I went on to consider people who are clearly extremely racist: those belonging to white supremacy groups. For that, at least, one can get a hard number - people who belong to such a group. Percentage-wise, there aren't all that many:
Levin estimated fewer than 50,000 people are members of white supremacist groups...
That's slightly more than one in ten-thousand people and really not enough to have affected the election outcome. That's a lower bound, of course, but it's one of the few hard numbers I could find on the topic.

The last bit of evidence I found intriguing is the number of predominantly white counties that voted for Obama in 2012 and Trump in 2016. In other words, white folks who, when they had the chance to vote for a black person, did so. I find it hard to interpret that voting pattern as racist against blacks. And it seems that these particular voters were extremely important in putting Trump over the top.

In conclusion, I think it's really hard to find hard evidence that Trump won because of racism. Perhaps he did, especially depending on how you define racism, but I think that, at best, the focus on racism detracts from other factors that are likely more important.

Wednesday, November 09, 2016

The Most Telling Statistic

Now that I'm (mostly) over my surprise that Trump won, the most telling statistic to me is this: Clinton won 93% of the vote in Washinton, DC (to Trump's 4%). 93%! 93% of those living in the heart of the elite's power voted for Clinton, thereby clearly and unequivocally identifying this election as being one that pitted the elites versus the commoners, special interests against the masses, the powerful against the powerless, and yes, the refined against the deplorables.

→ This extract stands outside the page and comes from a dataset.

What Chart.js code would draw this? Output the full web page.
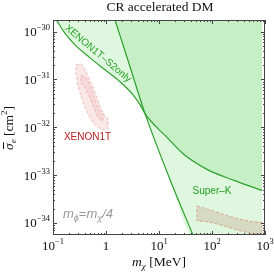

Even more importantly, it was a contest between those that actually have to do things versus those that live off and lord it over the doers:
America is a nation of many economies, but those that produce real, tangible things — food, fiber, energy and manufactured goods — went overwhelmingly for Trump.
The elite have unabashedly and purposefully made things harder for the workers and business owners that actually do and make things and Trump was the only one who even considered addressing the growing frustration and anger of those folks. As far as I can tell, Hillary never reached out to them, instead not only ignoring them but deeming them deplorables, mostly beneath her notice and certainly unworthy of her respect.

I personally was unable to bring myself to vote for either candidate, but fortunately the results in California were so certain (for Hillary) that I knew my vote wouldn't possibly matter. To me, Clinton was a known awful and Trump was an unknown ... well, just mostly unknown. Oh sure, he's crude, rude, and lewd, and flawed like every human, but I don't much care about that. In fact, that part is almost refreshing to me. It's what he'll do as President that's pretty much unknown, at least to me.

I guess we'll find out.

I'm Back

A week or two ago I was finding the whole political thing so annoying that I decided to crawl into a (metaphorical) cave and ignore all news and social media until after the election. It's now after the election so I'M BACK!!!

First, I have to congratulate President-elect Clinton on her ... Wait! ... What? ... Trump won? ... Wow. Something must've happened while I was in my cave. Maybe I should look into that.

But anyway, I'll now catch up on all the great guys comments and get back to posting.